Numbers 11:33 - Joseph Benson’s Commentary on the Old and New Testaments

Bible Comments

The Lord smote the people with a very great plague With a pestilence, say some, with a consumption, say others. But it seems more probable that it was by some untimely death, which was the effect of their own gluttony and intemperance. This seems to agree best with the threatening, Numbers 11:20. God was pleased, in a great measure, to overlook their first murmuring, about a year before, when he sent them the manna, because they were then under great necessity, being really pinched with hunger; whereas now that they were fed with bread from heaven, they cried for meat, not from need, but mere wantonness, and that after much experience of God's care and kindness, after he had pardoned their former sins, and after he had made known his laws to them in a most solemn and terrible manner.
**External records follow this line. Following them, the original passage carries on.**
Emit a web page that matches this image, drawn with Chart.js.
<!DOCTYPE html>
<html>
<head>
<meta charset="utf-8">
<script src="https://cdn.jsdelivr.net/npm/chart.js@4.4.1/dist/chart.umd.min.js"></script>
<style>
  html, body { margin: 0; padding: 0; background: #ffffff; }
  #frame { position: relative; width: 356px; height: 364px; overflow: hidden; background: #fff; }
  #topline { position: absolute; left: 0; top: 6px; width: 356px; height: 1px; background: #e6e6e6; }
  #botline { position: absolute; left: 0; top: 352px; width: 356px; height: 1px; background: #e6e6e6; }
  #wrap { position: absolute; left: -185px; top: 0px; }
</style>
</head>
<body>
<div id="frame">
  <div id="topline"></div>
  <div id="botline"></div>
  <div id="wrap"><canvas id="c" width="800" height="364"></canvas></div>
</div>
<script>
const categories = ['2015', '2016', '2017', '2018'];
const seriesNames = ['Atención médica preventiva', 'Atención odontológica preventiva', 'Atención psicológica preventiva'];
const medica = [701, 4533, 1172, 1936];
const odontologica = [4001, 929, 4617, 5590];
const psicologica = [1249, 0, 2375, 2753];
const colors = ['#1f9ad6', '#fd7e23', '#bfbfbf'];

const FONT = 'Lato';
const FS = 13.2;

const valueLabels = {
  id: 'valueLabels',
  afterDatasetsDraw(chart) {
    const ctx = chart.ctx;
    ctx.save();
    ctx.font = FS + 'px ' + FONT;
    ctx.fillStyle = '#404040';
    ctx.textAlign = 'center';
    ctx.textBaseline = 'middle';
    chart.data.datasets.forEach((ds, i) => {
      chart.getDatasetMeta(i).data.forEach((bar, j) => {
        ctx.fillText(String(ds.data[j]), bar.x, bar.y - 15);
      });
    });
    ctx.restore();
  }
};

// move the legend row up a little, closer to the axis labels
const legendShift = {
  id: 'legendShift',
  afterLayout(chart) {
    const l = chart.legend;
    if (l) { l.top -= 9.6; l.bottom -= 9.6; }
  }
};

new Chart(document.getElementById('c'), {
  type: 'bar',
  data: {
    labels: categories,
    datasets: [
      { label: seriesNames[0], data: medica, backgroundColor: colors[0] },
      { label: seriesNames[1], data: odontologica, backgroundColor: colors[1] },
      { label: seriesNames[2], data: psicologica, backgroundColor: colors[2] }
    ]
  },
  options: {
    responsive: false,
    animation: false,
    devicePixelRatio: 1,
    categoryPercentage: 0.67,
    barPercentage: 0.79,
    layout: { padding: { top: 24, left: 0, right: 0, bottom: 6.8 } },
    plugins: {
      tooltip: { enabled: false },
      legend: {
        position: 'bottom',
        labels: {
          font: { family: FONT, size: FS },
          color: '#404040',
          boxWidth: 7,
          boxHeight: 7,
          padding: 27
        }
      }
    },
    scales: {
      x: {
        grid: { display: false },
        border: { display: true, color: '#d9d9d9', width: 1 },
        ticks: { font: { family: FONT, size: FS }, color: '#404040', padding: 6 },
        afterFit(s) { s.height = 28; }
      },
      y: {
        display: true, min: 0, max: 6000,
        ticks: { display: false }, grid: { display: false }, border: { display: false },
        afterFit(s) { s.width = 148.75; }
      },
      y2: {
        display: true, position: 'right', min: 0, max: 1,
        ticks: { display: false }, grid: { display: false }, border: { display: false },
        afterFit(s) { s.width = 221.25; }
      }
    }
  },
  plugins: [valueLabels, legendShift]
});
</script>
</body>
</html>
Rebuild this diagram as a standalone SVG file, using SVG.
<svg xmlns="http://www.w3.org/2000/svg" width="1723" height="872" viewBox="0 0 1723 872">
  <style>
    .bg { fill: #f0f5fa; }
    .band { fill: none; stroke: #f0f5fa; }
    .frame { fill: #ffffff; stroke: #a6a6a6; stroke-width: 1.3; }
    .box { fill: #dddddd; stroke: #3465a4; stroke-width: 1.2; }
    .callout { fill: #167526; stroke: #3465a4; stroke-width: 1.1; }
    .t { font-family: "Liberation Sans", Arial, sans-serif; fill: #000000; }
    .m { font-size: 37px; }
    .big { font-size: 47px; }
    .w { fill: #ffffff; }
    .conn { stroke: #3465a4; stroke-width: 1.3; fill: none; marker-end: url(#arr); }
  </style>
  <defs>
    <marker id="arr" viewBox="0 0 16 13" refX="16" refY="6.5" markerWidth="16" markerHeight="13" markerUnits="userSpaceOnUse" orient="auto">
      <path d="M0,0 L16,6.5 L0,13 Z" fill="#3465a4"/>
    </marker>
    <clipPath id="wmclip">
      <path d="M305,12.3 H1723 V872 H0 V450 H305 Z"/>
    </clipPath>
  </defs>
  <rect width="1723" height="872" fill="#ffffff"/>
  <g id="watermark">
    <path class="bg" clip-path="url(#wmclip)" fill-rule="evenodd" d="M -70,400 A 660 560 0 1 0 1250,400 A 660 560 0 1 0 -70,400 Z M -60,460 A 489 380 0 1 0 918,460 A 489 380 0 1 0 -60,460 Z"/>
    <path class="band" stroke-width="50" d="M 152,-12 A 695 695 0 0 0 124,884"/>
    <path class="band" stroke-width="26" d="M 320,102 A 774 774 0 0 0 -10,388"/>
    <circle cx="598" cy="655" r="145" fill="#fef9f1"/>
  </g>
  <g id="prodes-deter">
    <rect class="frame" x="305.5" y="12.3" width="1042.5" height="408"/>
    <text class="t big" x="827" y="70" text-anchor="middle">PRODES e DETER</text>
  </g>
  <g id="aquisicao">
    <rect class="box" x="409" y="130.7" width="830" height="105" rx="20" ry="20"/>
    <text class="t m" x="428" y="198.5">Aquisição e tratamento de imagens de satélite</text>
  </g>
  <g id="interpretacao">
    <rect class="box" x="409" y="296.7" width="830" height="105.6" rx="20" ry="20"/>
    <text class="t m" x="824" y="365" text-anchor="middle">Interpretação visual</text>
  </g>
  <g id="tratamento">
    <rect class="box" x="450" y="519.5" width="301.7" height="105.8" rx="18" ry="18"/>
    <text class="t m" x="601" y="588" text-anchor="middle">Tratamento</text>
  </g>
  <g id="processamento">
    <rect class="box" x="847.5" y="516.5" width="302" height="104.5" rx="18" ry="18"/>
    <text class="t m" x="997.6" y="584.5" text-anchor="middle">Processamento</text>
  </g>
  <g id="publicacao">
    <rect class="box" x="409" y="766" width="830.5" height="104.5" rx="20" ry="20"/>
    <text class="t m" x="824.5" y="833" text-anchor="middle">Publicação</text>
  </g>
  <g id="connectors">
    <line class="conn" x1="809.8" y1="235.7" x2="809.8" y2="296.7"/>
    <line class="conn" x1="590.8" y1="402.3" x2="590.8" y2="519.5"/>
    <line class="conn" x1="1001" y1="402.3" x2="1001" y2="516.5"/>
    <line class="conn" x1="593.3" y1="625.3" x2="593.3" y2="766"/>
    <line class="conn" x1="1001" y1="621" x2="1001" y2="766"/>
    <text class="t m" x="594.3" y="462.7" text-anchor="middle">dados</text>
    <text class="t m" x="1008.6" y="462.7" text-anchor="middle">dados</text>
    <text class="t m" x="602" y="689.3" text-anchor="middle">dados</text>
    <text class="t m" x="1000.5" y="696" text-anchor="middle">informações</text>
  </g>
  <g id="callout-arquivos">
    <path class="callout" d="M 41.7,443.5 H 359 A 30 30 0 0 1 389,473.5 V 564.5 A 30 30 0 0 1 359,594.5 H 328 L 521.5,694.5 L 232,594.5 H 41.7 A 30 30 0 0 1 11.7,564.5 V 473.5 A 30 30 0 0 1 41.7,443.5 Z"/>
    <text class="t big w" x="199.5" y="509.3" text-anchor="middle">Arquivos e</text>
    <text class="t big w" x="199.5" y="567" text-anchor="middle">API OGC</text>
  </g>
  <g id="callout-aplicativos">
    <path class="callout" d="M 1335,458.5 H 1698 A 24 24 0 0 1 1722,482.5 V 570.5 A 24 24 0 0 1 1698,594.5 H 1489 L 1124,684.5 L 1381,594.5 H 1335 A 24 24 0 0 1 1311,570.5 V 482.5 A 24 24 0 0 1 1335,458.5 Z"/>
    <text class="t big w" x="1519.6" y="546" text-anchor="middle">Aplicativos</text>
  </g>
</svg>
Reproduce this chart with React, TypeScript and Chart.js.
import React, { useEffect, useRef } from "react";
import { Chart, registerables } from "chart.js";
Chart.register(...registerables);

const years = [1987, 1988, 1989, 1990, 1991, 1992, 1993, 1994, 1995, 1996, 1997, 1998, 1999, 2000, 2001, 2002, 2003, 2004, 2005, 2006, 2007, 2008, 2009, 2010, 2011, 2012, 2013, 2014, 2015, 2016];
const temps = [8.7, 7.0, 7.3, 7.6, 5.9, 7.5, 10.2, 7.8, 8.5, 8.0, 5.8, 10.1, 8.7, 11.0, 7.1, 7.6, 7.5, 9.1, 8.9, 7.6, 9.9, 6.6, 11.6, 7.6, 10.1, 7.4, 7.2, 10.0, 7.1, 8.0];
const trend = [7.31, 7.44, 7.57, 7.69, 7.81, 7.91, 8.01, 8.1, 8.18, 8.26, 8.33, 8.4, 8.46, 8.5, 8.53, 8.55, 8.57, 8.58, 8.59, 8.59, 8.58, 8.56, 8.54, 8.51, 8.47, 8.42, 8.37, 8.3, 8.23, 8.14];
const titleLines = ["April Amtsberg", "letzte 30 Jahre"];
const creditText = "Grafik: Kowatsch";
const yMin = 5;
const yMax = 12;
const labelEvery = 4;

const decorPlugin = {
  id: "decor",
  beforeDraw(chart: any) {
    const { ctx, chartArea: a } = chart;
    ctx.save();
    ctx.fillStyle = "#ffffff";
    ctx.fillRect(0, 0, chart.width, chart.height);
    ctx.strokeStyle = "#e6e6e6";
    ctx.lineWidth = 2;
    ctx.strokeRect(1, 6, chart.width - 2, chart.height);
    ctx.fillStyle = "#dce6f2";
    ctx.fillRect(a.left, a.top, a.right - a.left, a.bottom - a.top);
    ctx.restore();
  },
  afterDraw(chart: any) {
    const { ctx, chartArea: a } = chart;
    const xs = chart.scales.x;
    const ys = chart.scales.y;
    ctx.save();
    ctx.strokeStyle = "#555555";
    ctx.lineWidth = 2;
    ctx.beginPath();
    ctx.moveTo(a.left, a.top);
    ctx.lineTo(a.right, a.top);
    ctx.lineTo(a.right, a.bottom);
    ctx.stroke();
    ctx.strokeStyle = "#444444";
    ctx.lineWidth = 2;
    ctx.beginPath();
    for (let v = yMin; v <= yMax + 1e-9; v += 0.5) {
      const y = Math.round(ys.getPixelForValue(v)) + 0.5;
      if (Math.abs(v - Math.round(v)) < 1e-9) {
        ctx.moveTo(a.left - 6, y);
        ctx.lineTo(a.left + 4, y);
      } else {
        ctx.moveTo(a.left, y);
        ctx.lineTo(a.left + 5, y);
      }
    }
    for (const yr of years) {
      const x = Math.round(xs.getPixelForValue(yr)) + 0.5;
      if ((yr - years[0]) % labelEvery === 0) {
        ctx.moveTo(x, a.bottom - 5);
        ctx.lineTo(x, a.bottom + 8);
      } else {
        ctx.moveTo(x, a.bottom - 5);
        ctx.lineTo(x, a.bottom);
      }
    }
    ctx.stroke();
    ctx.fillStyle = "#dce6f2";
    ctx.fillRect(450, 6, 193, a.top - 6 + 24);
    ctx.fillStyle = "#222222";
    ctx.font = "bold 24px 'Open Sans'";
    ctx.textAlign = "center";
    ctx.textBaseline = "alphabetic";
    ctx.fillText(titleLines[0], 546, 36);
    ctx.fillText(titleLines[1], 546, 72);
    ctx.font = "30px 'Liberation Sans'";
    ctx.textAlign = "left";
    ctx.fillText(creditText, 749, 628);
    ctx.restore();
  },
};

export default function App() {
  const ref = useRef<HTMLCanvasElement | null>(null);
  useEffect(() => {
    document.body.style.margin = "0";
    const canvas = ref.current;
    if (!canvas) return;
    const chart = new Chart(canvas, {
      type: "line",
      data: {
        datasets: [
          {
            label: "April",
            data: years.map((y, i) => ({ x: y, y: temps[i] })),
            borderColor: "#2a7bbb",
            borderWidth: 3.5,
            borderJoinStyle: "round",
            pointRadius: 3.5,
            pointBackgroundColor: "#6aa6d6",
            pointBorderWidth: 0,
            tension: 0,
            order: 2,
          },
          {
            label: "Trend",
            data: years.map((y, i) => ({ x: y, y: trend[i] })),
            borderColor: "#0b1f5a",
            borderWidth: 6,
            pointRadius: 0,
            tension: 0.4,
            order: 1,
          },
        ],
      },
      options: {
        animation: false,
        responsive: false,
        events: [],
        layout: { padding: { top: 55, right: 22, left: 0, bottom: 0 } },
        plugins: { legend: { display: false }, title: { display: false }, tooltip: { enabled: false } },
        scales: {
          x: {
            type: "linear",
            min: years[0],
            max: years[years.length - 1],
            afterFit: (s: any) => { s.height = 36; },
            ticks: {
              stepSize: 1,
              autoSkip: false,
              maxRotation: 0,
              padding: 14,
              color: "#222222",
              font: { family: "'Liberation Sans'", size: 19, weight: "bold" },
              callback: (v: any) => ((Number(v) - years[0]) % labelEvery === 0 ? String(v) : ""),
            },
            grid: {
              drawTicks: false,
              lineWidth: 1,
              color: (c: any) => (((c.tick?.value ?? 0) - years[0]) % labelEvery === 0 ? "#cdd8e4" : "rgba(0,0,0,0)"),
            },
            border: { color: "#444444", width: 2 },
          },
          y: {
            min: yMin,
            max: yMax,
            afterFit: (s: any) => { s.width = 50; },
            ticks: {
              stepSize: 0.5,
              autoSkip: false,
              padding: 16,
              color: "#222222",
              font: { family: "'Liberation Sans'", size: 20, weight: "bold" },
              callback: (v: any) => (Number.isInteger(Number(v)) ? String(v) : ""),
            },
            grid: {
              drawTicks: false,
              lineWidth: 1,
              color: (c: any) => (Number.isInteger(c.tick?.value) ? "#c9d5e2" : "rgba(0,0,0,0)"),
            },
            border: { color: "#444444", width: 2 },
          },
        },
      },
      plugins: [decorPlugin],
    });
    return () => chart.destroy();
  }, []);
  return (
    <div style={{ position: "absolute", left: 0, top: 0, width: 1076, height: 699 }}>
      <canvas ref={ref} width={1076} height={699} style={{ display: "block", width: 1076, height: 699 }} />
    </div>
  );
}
Besides, the longer God exercises forbearance, the more is the offender's guilt aggravated, if he remain impenitent. Reader, remember, “the goodness of God leads thee to repentance,” and take heed that thou do not, “after thy hardness and impenitent heart, treasure up to thyself wrath against the day of wrath!”

Numbers 11:33

33 And while the flesh was yet between their teeth, ere it was chewed, the wrath of the LORD was kindled against the people, and the LORD smote the people with a very great plague.